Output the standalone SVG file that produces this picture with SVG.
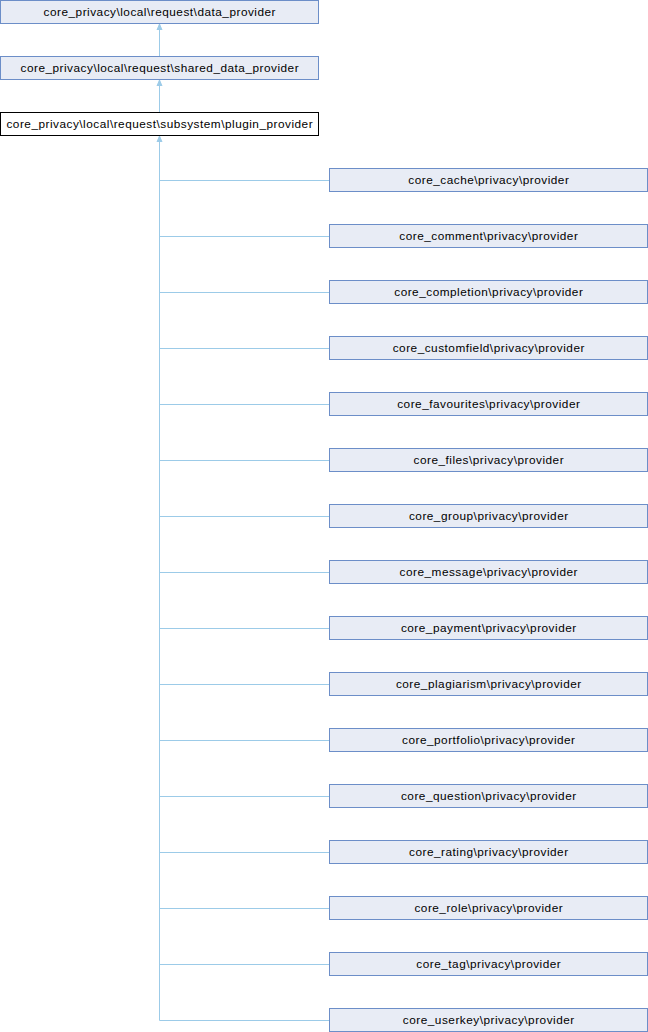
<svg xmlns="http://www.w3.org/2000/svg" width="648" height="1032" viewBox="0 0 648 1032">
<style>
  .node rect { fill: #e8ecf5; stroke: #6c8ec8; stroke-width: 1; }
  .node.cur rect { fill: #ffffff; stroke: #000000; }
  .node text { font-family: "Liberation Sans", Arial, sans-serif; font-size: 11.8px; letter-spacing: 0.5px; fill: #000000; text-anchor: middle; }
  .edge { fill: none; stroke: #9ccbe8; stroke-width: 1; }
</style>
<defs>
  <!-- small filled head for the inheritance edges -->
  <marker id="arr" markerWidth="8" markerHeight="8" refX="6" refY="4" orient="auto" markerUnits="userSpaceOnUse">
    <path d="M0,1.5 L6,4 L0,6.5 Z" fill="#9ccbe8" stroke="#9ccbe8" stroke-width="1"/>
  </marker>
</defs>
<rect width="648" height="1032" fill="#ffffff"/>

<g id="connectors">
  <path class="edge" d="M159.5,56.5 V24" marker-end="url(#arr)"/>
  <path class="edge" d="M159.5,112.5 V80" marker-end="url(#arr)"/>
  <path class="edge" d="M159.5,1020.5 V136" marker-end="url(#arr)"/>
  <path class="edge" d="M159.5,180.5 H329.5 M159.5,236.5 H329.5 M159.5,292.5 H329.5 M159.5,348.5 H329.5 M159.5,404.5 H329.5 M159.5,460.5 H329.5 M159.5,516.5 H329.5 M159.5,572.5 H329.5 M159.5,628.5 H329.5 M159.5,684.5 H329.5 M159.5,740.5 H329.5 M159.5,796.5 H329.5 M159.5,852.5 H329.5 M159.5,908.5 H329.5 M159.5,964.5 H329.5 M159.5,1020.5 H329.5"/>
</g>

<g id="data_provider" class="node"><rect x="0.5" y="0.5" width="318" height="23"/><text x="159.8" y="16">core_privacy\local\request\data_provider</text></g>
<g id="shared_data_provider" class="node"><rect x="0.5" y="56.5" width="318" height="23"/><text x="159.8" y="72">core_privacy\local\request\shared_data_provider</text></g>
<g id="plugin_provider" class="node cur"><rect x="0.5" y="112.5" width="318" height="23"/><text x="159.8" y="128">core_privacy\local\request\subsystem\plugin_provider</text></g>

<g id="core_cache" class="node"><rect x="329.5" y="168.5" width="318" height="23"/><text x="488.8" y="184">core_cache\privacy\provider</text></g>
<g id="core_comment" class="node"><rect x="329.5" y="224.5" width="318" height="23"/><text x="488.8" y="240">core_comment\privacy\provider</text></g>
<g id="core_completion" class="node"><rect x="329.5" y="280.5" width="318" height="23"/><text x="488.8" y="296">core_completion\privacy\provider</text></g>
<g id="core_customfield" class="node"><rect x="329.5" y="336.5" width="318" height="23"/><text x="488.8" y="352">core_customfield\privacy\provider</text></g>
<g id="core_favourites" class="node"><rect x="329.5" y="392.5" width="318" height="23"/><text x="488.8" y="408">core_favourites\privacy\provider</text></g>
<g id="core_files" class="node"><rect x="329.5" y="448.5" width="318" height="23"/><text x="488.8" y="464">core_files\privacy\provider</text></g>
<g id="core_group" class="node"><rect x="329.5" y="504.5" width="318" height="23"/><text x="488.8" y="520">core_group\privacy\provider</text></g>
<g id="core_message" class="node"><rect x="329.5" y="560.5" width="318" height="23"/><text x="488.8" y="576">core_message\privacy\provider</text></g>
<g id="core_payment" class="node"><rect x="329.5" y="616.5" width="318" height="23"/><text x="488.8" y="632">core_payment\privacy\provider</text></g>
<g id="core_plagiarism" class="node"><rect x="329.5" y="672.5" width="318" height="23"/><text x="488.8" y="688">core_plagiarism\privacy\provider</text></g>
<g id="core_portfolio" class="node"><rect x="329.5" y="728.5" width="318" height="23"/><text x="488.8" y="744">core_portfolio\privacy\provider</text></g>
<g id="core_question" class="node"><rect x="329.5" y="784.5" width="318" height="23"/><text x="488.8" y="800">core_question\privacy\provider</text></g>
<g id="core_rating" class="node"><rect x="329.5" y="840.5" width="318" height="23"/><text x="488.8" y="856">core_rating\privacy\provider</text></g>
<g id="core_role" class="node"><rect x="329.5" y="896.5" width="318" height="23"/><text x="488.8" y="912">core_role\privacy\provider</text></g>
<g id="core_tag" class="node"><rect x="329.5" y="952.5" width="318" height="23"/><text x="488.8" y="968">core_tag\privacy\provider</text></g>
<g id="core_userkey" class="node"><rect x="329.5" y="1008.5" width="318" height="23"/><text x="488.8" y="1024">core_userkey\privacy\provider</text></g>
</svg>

==========

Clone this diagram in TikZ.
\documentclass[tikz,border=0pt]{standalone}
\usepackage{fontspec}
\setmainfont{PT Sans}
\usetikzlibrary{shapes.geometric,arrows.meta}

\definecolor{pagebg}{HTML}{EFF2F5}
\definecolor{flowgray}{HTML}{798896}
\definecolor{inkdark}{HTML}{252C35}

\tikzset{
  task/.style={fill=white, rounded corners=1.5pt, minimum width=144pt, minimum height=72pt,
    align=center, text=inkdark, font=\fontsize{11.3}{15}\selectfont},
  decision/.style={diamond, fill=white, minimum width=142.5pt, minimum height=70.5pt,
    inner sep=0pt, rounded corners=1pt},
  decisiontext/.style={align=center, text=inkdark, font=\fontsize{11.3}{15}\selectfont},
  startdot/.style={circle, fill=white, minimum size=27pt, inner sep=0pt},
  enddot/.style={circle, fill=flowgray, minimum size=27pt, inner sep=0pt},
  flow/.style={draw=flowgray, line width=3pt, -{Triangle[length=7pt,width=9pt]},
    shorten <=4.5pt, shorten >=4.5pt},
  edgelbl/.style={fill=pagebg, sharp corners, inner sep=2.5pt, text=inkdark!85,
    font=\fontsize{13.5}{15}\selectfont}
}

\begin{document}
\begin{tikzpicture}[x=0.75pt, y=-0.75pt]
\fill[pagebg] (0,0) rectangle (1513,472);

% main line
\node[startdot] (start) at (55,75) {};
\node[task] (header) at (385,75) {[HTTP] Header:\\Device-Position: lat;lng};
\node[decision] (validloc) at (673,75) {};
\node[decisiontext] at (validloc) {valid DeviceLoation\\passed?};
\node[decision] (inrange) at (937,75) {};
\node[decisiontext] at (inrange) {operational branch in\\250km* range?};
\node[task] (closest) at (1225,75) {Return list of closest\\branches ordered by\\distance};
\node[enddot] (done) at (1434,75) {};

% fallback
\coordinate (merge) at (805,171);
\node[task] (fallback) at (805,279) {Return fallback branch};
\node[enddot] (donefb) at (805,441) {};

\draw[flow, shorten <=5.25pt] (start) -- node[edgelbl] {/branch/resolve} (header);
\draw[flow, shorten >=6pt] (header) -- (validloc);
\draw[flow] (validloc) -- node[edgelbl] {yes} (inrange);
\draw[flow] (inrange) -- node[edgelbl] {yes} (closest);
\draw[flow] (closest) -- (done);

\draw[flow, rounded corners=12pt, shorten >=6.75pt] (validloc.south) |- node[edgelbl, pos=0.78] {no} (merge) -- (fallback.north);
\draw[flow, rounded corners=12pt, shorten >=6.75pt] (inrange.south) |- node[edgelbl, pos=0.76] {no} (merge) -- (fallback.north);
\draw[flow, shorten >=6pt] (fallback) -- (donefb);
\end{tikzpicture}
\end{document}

==========

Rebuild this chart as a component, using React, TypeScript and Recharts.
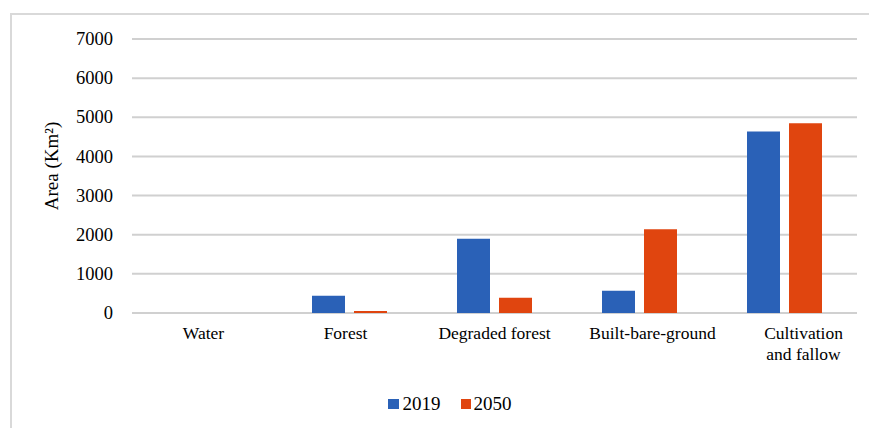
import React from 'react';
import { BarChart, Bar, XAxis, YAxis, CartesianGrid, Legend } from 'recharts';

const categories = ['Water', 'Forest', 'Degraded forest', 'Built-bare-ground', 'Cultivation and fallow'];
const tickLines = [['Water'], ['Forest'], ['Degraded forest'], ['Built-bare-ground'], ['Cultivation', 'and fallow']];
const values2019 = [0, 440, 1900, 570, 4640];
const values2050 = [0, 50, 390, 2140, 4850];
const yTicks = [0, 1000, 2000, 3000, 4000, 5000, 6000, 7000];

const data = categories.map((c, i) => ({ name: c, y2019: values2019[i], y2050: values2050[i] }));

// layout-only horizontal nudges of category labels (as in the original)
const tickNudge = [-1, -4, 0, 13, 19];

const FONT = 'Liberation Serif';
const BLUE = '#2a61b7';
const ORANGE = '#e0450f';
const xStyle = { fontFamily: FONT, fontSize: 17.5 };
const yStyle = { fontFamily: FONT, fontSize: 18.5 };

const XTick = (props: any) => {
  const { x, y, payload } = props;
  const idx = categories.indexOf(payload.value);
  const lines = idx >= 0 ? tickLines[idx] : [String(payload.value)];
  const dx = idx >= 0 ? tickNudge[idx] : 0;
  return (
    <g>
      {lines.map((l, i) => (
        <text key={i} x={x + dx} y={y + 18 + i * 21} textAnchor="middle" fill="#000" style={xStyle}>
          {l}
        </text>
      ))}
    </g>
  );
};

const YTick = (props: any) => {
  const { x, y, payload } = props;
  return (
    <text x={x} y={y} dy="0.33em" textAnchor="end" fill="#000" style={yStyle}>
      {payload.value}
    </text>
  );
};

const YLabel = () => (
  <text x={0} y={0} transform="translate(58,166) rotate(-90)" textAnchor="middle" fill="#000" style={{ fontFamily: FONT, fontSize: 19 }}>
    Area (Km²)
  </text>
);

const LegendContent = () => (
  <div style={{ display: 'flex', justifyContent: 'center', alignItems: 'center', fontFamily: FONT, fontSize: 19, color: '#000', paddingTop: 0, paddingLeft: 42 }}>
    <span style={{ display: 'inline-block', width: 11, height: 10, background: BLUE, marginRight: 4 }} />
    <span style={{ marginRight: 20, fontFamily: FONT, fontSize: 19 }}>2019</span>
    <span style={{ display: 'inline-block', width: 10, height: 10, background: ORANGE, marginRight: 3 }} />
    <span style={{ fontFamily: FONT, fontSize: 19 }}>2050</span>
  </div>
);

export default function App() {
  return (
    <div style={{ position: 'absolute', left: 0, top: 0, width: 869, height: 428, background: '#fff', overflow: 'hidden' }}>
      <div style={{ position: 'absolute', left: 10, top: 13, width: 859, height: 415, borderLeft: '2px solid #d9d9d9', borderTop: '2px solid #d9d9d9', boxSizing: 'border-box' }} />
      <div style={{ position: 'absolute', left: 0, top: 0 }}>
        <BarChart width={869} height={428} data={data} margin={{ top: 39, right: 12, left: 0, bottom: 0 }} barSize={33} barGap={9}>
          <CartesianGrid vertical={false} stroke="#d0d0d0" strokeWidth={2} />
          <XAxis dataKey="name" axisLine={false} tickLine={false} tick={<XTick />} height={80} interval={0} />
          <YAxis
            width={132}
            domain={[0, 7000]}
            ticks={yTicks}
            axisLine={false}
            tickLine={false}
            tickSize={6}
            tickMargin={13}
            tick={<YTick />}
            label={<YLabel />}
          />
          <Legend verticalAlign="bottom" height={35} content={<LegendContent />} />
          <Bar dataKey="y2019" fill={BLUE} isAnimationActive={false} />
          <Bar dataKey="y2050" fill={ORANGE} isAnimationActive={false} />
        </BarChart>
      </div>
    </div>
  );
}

==========

> [WORK TO DO]:
Copy the listing above exactly, but only from the line with "Rebuild this chart" through the line with "const data = categories.map((c, i)", including those two lines and excluding any picture.

> [SOLUTION FOR THIS TASK]:
Rebuild this chart as a component, using React, TypeScript and Recharts.
import React from 'react';
import { BarChart, Bar, XAxis, YAxis, CartesianGrid, Legend } from 'recharts';

const categories = ['Water', 'Forest', 'Degraded forest', 'Built-bare-ground', 'Cultivation and fallow'];
const tickLines = [['Water'], ['Forest'], ['Degraded forest'], ['Built-bare-ground'], ['Cultivation', 'and fallow']];
const values2019 = [0, 440, 1900, 570, 4640];
const values2050 = [0, 50, 390, 2140, 4850];
const yTicks = [0, 1000, 2000, 3000, 4000, 5000, 6000, 7000];

const data = categories.map((c, i) => ({ name: c, y2019: values2019[i], y2050: values2050[i] }));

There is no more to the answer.